Academicians also seem to be unable to hit the heart of the matter.  Most boil it down to historical evolution and oh-so cerebral explanations of symbols and significances addressed to other academics.  I think it is simpler than that. And there are many others who agree, like Robert Hughes, (creator of the book and television series on Modern Art, Shock of the New, and long-time critic for Time  magazine); Michael (I Love you) Kimmelman, (“the most acute American art critic of his generation,” in the words of the Australian writer Robert Hughes) and James Elkins (E.C. Chadbourne Chair of art history, theory, and criticism at the School of the Art Institute of Chicago), to name a few. But neither they nor I can quite get a handle on it. “It” is elusive.   I usually know it when I see it, but not always when I, or if, I do it. It’s experiential. It has to do with motivation, energy, being present and seeking some truth.

What I know is this this:  There are paintings that say something authentic and meaningful in a universal language. They haunt.  They exhilarate.  They creep around in our memory.  They have been done by geniuses and by novices.  They can be ugly or beautiful.  They can be simple or complex. They can be thickly layered with intricate drawing or thinly dripped or poured or painted primitively. They can be black and white or brightly colored.  They can be big or small, done on the wall of a cave or in a sketchbook. They are not overworked. Questions may remain, but doubt in the doing does not. There is a sense of commitment, immediacy and magic. And one does not need the artist statement to be moved by them.

This is what we strive for.  But there is no formula, no Google Map directions, and no recipe.  It does involve more interest in the process than the outcome. It requires being fully present for at least part of the effort.  It contains a knowing despite the feeling of being completely unsure. It needs a willingness to let go of an idea, a favorite color or stroke, or the most proficient passage of the piece. And in the end, every mark needs to be there and nothing more.  It is about using heart and soul and the unconscious as the dominant guides.  And even though composition and the formal elements determine “readability” it is not about any of those things.  They are merely tools.

I remember when my teacher told me to draw the thing before us.  I carefully rendered what I could discern in the lights and darks and the lines.  When he said “Oh JoAnn” with so much disappointment I knew what I was doing wrong.  I was trying to perform; to please; to reproduce and recreate—not simply connect, react, be present and create.
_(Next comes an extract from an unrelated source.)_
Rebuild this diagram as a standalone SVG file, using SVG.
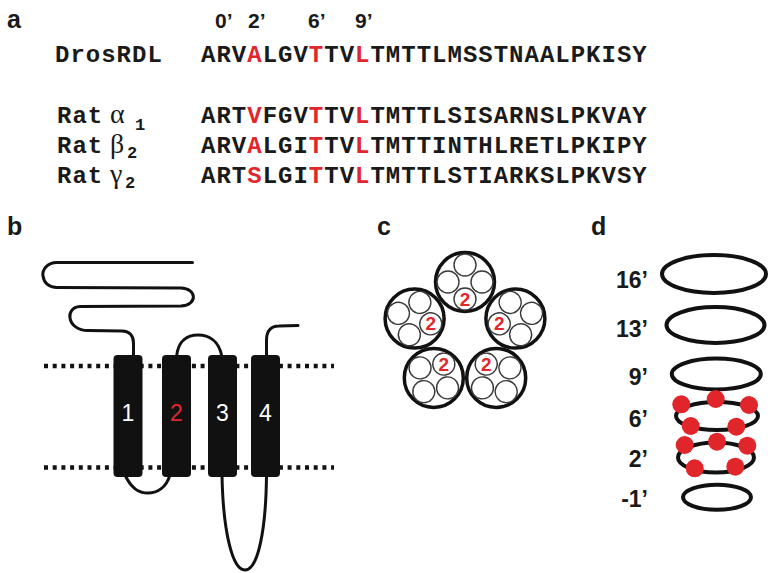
<svg xmlns="http://www.w3.org/2000/svg" width="768" height="573" viewBox="0 0 768 573">
  <style>
    .panel { font-family: "Liberation Sans", Arial, sans-serif; font-weight: bold; font-size: 25px; fill: #1a1a1a; }
    .pos { font-family: "Liberation Sans", Arial, sans-serif; font-weight: bold; font-size: 21px; fill: #1a1a1a; }
    .seq { font-family: "Liberation Mono", "Courier New", monospace; font-weight: bold; font-size: 24px; letter-spacing: 1px; fill: #1a1a1a; }
    .greek { font-family: "Liberation Serif", "Times New Roman", serif; font-size: 28px; fill: #1a1a1a; }
    .sub { font-family: "Liberation Mono", "Courier New", monospace; font-weight: bold; font-size: 17px; fill: #1a1a1a; }
    .strand { fill: none; stroke: #111; stroke-width: 3; stroke-linecap: round; stroke-linejoin: round; }
    .membrane { fill: none; stroke: #111; stroke-width: 4.5; stroke-dasharray: 4 4.7; }
    .helix { fill: #111; }
    .tmnum { font-family: "Liberation Sans", Arial, sans-serif; font-size: 23px; text-anchor: middle; fill: #fff; }
    .subunit { fill: #fff; stroke: #111; stroke-width: 3.5; }
    .tm { fill: #fff; stroke: #3a3a3a; stroke-width: 1.4; }
    .m2 { font-family: "Liberation Sans", Arial, sans-serif; font-weight: bold; font-size: 19px; text-anchor: middle; fill: #e3262b; }
    .ring { fill: none; stroke: #111; stroke-width: 4; }
    .dot { fill: #e0262b; }
    .lvl { font-family: "Liberation Sans", Arial, sans-serif; font-weight: bold; font-size: 23px; text-anchor: end; fill: #1a1a1a; }
    .r, .tmnum.r { fill: #e3262b; }
  </style>

  <!-- panel letters -->
  <text class="panel" x="7" y="28">a</text>
  <text class="panel" x="7" y="235">b</text>
  <text class="panel" x="377" y="235">c</text>
  <text class="panel" x="591" y="235">d</text>

  <!-- a: M2 sequence alignment -->
  <g id="alignment">
    <text class="pos" x="215" y="28">0’</text>
    <text class="pos" x="248" y="28">2’</text>
    <text class="pos" x="308" y="28">6’</text>
    <text class="pos" x="355" y="28">9’</text>

    <text class="seq" x="55" y="62">DrosRDL</text>
    <text class="seq" x="201" y="62">ARV<tspan class="r">A</tspan>LGV<tspan class="r">T</tspan>TV<tspan class="r">L</tspan>TMTTLMSSTNAALPKISY</text>

    <text class="seq" x="57" y="123">Rat</text>
    <text class="greek" x="110" y="123">α</text>
    <text class="sub" x="135" y="130">1</text>
    <text class="seq" x="201" y="123">ART<tspan class="r">V</tspan>FGV<tspan class="r">T</tspan>TV<tspan class="r">L</tspan>TMTTLSISARNSLPKVAY</text>

    <text class="seq" x="57" y="153">Rat</text>
    <text class="greek" x="110" y="153">β</text>
    <text class="sub" x="127" y="158">2</text>
    <text class="seq" x="201" y="153">ARV<tspan class="r">A</tspan>LGI<tspan class="r">T</tspan>TV<tspan class="r">L</tspan>TMTTINTHLRETLPKIPY</text>

    <text class="seq" x="57" y="183">Rat</text>
    <text class="greek" x="110" y="183">γ</text>
    <text class="sub" x="125" y="188">2</text>
    <text class="seq" x="201" y="183">ART<tspan class="r">S</tspan>LGI<tspan class="r">T</tspan>TV<tspan class="r">L</tspan>TMTTLSTIARKSLPKVSY</text>
  </g>

  <!-- b: membrane topology -->
  <g id="membrane">
    <line class="membrane" x1="44" y1="366" x2="334" y2="366"/>
    <line class="membrane" x1="44" y1="467.5" x2="334" y2="467.5"/>
  </g>
  <g id="loops">
    <path class="strand" d="M 192.5 262.5 L 57 262.5 C 47 262.5 42 270 43 276 C 44 283 49 287.5 57 287.5 L 181 288 C 197 288.5 198 305 181 306 L 80 306.5 C 72 307 69 313 70 318 C 71 325 78 330.5 88 330.5 L 122 331 C 130 331 133.5 336 133.5 343 L 133.5 357"/>
    <path class="strand" d="M 176.5 357 C 178 340 188 335 198 335 C 208 335 219 340 222 357"/>
    <path class="strand" d="M 266.5 357 L 266.5 340 C 266.5 331 271 326 279 326 L 298 325.5"/>
    <path class="strand" d="M 125 475 C 132 490 140 493 148 493 C 157 493 166 488 170 475"/>
    <path class="strand" d="M 222 475 C 223 530 232 570 245 570 C 258 570 266 530 266.5 475"/>
  </g>
  <g id="tm1"><rect class="helix" x="113.5" y="355" width="29" height="122" rx="4"/><text class="tmnum" x="128" y="421">1</text></g>
  <g id="tm2"><rect class="helix" x="162" y="355" width="29" height="122" rx="4"/><text class="tmnum r" x="176.5" y="421">2</text></g>
  <g id="tm3"><rect class="helix" x="208" y="355" width="29" height="122" rx="4"/><text class="tmnum" x="222.5" y="421">3</text></g>
  <g id="tm4"><rect class="helix" x="251" y="355" width="29" height="122" rx="4"/><text class="tmnum" x="265.5" y="421">4</text></g>

  <!-- c: pentameric arrangement, M2 lining the pore -->
  <defs>
    <g id="tms">
      <circle class="tm" cx="17" cy="0" r="11"/>
      <circle class="tm" cx="0" cy="17" r="11"/>
      <circle class="tm" cx="-17" cy="0" r="11"/>
      <circle class="tm" cx="0" cy="-17" r="11"/>
    </g>
  </defs>
  <g id="subunit-top">
    <circle class="subunit" cx="465" cy="282" r="29.5"/>
    <use href="#tms" transform="translate(465 282) rotate(90)"/>
    <text class="m2" x="465" y="305.5">2</text>
  </g>
  <g id="subunit-right">
    <circle class="subunit" cx="515.4" cy="318.6" r="29.5"/>
    <use href="#tms" transform="translate(515.4 318.6) rotate(162)"/>
    <text class="m2" x="499.2" y="330.4">2</text>
  </g>
  <g id="subunit-bottom-right">
    <circle class="subunit" cx="496.2" cy="377.9" r="29.5"/>
    <use href="#tms" transform="translate(496.2 377.9) rotate(234)"/>
    <text class="m2" x="486.2" y="370.6">2</text>
  </g>
  <g id="subunit-bottom-left">
    <circle class="subunit" cx="433.8" cy="377.9" r="29.5"/>
    <use href="#tms" transform="translate(433.8 377.9) rotate(306)"/>
    <text class="m2" x="443.8" y="370.6">2</text>
  </g>
  <g id="subunit-left">
    <circle class="subunit" cx="414.6" cy="318.6" r="29.5"/>
    <use href="#tms" transform="translate(414.6 318.6) rotate(18)"/>
    <text class="m2" x="430.8" y="330.4">2</text>
  </g>

  <!-- d: pore-lining rings -->
  <g id="ring-16">
    <text class="lvl" x="648" y="288">16’</text>
    <ellipse class="ring" cx="714" cy="274" rx="52" ry="19"/>
  </g>
  <g id="ring-13">
    <text class="lvl" x="648" y="337">13’</text>
    <ellipse class="ring" cx="715.5" cy="325" rx="49" ry="18"/>
  </g>
  <g id="ring-9">
    <text class="lvl" x="648" y="385">9’</text>
    <ellipse class="ring" cx="716.3" cy="374" rx="44.5" ry="15.5"/>
  </g>
  <g id="ring-6">
    <text class="lvl" x="648" y="427">6’</text>
    <ellipse class="ring" cx="717" cy="416" rx="41" ry="14"/>
    <circle class="dot" cx="681.3" cy="404.3" r="9"/>
    <circle class="dot" cx="715.7" cy="399" r="9"/>
    <circle class="dot" cx="749" cy="405" r="9"/>
    <circle class="dot" cx="690.7" cy="426" r="9"/>
    <circle class="dot" cx="736.3" cy="426.7" r="9"/>
  </g>
  <g id="ring-2">
    <text class="lvl" x="648" y="467">2’</text>
    <ellipse class="ring" cx="716" cy="457.5" rx="38" ry="15"/>
    <circle class="dot" cx="684.7" cy="445" r="9"/>
    <circle class="dot" cx="717" cy="441.7" r="9"/>
    <circle class="dot" cx="747.3" cy="445.7" r="9"/>
    <circle class="dot" cx="694.7" cy="468.3" r="9"/>
    <circle class="dot" cx="735.3" cy="466.7" r="9"/>
  </g>
  <g id="ring-m1">
    <text class="lvl" x="648" y="507">-1’</text>
    <ellipse class="ring" cx="717" cy="497.3" rx="34" ry="12.5"/>
  </g>
</svg>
Is there an endgame? No.  It is a pursuit for the sake of pursuing. These exhibitions mark progress along the way, but even their importance needs to be discarded. To want to be “good” you have to let go of wanting to be “good”. It is simple but not easy. And it is complex but not difficult.  As I write this I feel the thin wire on which these thoughts balance. Afraid of falling, afraid of sounding stupid, but swearing with conviction that these are things about painting and what we do in ArtHouse 23 in which I believe.